Hi Guys, I use a valid read mapping on a valid vg graph for genotyping. g genotype -v -r path1 -q -S -p -t 8 graph.vg mapping.gam.index/ > calls.vcf The genotyping fails after augmenting the graph

Reading input graph... Loading reads... Loaded 3 alignments Calling against path path1 Augmented graph; got 1901750 translations Converted 3 alignments to embedded paths Looking at graph of 950875 nodes Segmentation fault

Alignment:

Total alignments: 3 Total primary: 1 Total secondary: 2 Total aligned: 1 Insertions: 0 bp in 0 read events Deletions: 1 bp in 1 read events Substitutions: 1 bp in 1 read events Softclips: 58 bp in 1 read events Unvisited nodes: 10683873/10683927 (265375945 bp) Single-visited nodes: 54/10683927 (612 bp) Significantly biased heterozygous sites: 0/0

What is going wrong? I tried several different configurations of commands but the SegFault always occurs.

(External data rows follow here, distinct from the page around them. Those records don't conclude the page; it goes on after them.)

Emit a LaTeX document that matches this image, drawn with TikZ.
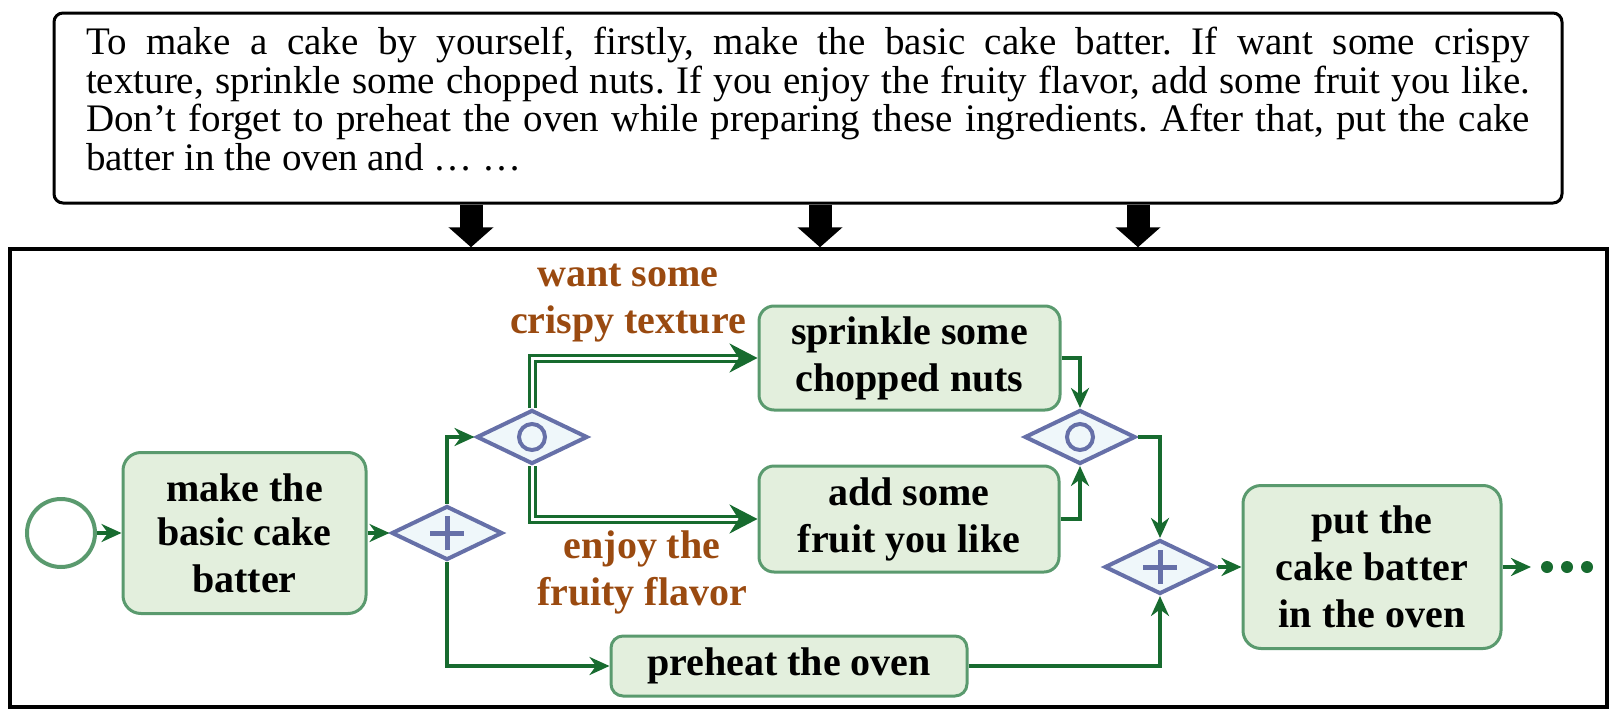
\documentclass[tikz,border=0pt]{standalone}
\usepackage{fontspec}
\setmainfont{Liberation Serif}
\usetikzlibrary{shapes.geometric,arrows.meta,positioning}
\frenchspacing

\definecolor{taskfill}{HTML}{E3EFDD}
\definecolor{taskline}{HTML}{5A9A6E}
\definecolor{flowgreen}{HTML}{176B2F}
\definecolor{gateline}{HTML}{6670A8}
\definecolor{gatefill}{HTML}{EFF7FA}
\definecolor{condbrown}{HTML}{9A4A10}

\tikzset{
  task/.style={draw=taskline, fill=taskfill, line width=3pt, rounded corners=18pt,
    align=center, inner sep=0pt, font=\fontsize{40}{47}\selectfont\bfseries},
  gateway/.style={diamond, draw=gateline, fill=gatefill, line width=4pt, inner sep=0pt,
    minimum width=111pt, minimum height=54pt},
  gateplus/.style={gateway, path picture={\draw[gateline, line width=5pt]
    (path picture bounding box.center) +(-17pt,0pt) -- +(17pt,0pt) +(0pt,-17pt) -- +(0pt,17pt);}},
  gateor/.style={gateway, path picture={\draw[gateline, line width=4pt]
    (path picture bounding box.center) circle (13pt);}},
  cond/.style={align=center, text=condbrown, inner sep=0pt, font=\fontsize{40}{47}\selectfont\bfseries},
  flow/.style={draw=flowgreen, line width=3.5pt, -{Stealth[length=20pt,width=18pt]}},
  dflow/.style={draw=flowgreen, line width=3pt, double=white, double distance=3pt,
    -{Stealth[length=28pt,width=29pt]}},
  bigarrow/.style={draw=black, line width=23pt, -{Triangle[length=20pt,width=44pt]}}
}

\begin{document}
\begin{tikzpicture}[x=1pt,y=-1pt]
    \useasboundingbox (0,0) rectangle (1612,712);
    % description and process frame
    \node[draw, line width=3pt, rounded corners=9pt, minimum width=1508pt, minimum height=190pt,
      text width=1444pt, align=justify, font=\fontsize{39}{38.5}\selectfont] (desc) at (808,108)
      {\rule{0pt}{27pt}To make a cake by yourself, firstly, make the basic cake batter. If want some crispy\linebreak
       texture, sprinkle some chopped nuts. If you enjoy the fruity flavor, add some fruit you like.\linebreak
       Don’t forget to preheat the oven while preparing these ingredients. After that, put the cake\linebreak
       batter in the oven and … …\rule[-18pt]{0pt}{18pt}};
    \node[draw, line width=3.5pt, minimum width=1597pt, minimum height=458pt] (frame) at (808.5,478) {};
    \foreach \x in {471,820,1138}
        \draw[bigarrow] (\x,0 |- desc.south) -- (\x,0 |- frame.north);

    % process
    \node[circle, draw=taskline, fill=white, line width=4pt, minimum size=68pt] (start) at (61,533) {};
    \node[task, minimum width=243pt, minimum height=161pt] (batter) at (244.5,533) {\raisebox{-3pt}{make the}\\basic cake\\batter};
    \node[gateplus] (split) at (447,533) {};
    \node[gateor] (choice) at (532,437) {};
    \node[task, rounded corners=15pt, minimum width=301pt, minimum height=104pt] (nuts) at (909.5,358) {sprinkle some\\chopped nuts};
    \node[task, rounded corners=15pt, minimum width=300pt, minimum height=106pt] (fruit) at (909,519) {add some\\fruit you like};
    \node[gateor] (merge) at (1080,437) {};
    \node[gateplus] (join) at (1160,567) {};
    \node[task, rounded corners=12pt, minimum width=356pt, minimum height=60pt] (preheat) at (789,666) {preheat the oven};
    \node[task, minimum width=258pt, minimum height=163pt] (bake) at (1372,567) {put the\\cake batter\\in the oven};
    \coordinate (more) at (1531,567);
    \foreach \x in {1547,1567,1587}
        \fill[flowgreen] (\x,567) circle (6);

    \node[cond] (wantlbl) at (628,303) {want some\\crispy texture};
    \node[cond] (enjoylbl) at (642,572) {enjoy the\\fruity flavor};

    \draw[flow] (start) -- (batter);
    \draw[flow] (batter) -- (split);
    \draw[flow] (split.north) |- (choice.west);
    \draw[flow] (split.south) |- (preheat.west);
    \draw[dflow] (choice.north) |- (nuts.west);
    \draw[dflow] (choice.south) |- (fruit.west);
    \draw[flow] (nuts.east) -| (merge.north);
    \draw[flow] (fruit.east) -| (merge.south);
    \draw[flow] (merge.east) -| (join.north);
    \draw[flow] (preheat.east) -| (join.south);
    \draw[flow] (join) -- (bake);
    \draw[flow] (bake.east) -- (more);
\end{tikzpicture}
\end{document}
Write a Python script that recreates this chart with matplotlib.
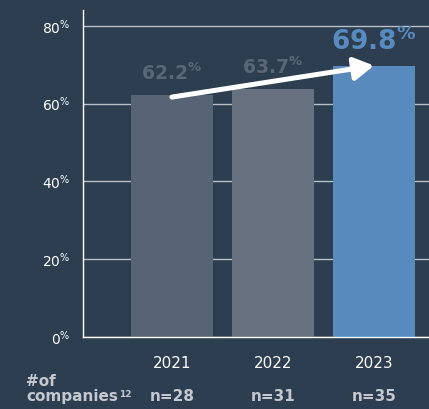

Thanks

ChriKub commented 6 years ago

I uploaded the graph and mapping here.

edawson commented 6 years ago

I should have caught this right off the bat but you'll need to add the -C option to your command to use Cactus for bubble finding, as we've silently deprecated the default supbub bubble finding algorithm. The other issue I hit was that your path has a different name than your example.

My working command line was:

vg ./bin/vg genotype -p -C -t 4 -r TAIR_Chr1 -q -v TAIR_chr1_flat.vg TAIR_chr1_flat.gam.index/ > calls.vcf

Have you tried vg call? Genotype has languished over the past year or so as most of the vgteam has worked on other things. The documentation is clearly out of date.

Some notes: I downloaded your graph / gam and ran your CL through gdb, and indeed hit your segfault. It's in a step that finds strongly connected components in the supbub (findScc) before unrolling. I added the -C flag and got an error indicating the path wasn't found in the graph. I did a vg paths -L TAIR_chr1_flat.vg, found the only path name, and used that instead of path1. This produced an empty header in calls.vcf -Cactus should be made the default and only bubble finding algo and I should update the docs to reflect these changes. -The output VCF with this tiny gam should be just a header, as it'll fail a minimal support requirement. Hopefully a gam with sufficient coverage will yield vcf calls, but I honestly can't guarantee it will.